The NEP is therefore an instrumentat of exclusion. Taking the example of the much-celebrated multiple entry/exit four-year undergraduate programme, while on the outside it seems as a reasonable choice offered to the student. However, this choice-based policy is nothing but conversion of educational arena into a shopping mall with degrees as products, where a student enters with an empty basket, and money will define both the extent as well as quality of education a student has access to. In order to climb up the ladder, educational loans will only be the module. Structurally this policy is designed to ensure that only the privileged with the money and resources will survive, and the poor and marginalised will have neither opportunity nor access, and even if they do, it will be at the mercy of corporate establishments.

This is exactly what India looked like before 1990, a country where privilege ruled. The Mandal agitation and the democratisation of Indian society through OBC reservations along with SC and ST reservation brought a paradigm shift. It created an entry point for the oppressed and marginalised into the hitherto closed arena of  knowledge systems. It created  a counter narrative to daily casteism. It generated social solidarities across platforms. It raised a voice in favour of the annihilation of caste and the dismantling of “graded inequality”, however BJP-RSS had different plans, just like they did in 1990s. To communalise, privatise, and hegemonise the Indian polity, its economic system, cultural space, and social structure.

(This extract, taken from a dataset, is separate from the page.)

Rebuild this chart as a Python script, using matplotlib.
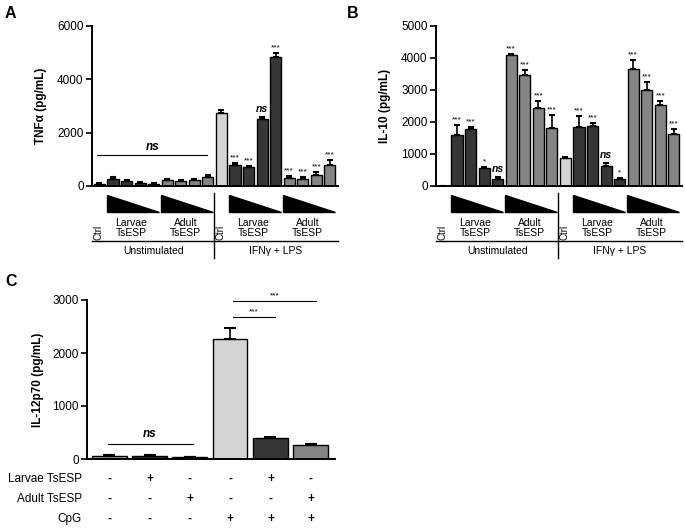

That is why Hindutva is a project to unite the divided society on a project of hate. That is why, the politics of “Mandir” and “Market” are back to destroy the demand for further democratisation of the marginalised through fundamentalism of hate and legitimisation of inequality. NEP is just a step in this process to undo history and to rewrite the future. That is the reason Sanskrit is back to be promoted and taught in schools, to teach Brahmanism and institutionalise segregation in and the division of Indian society.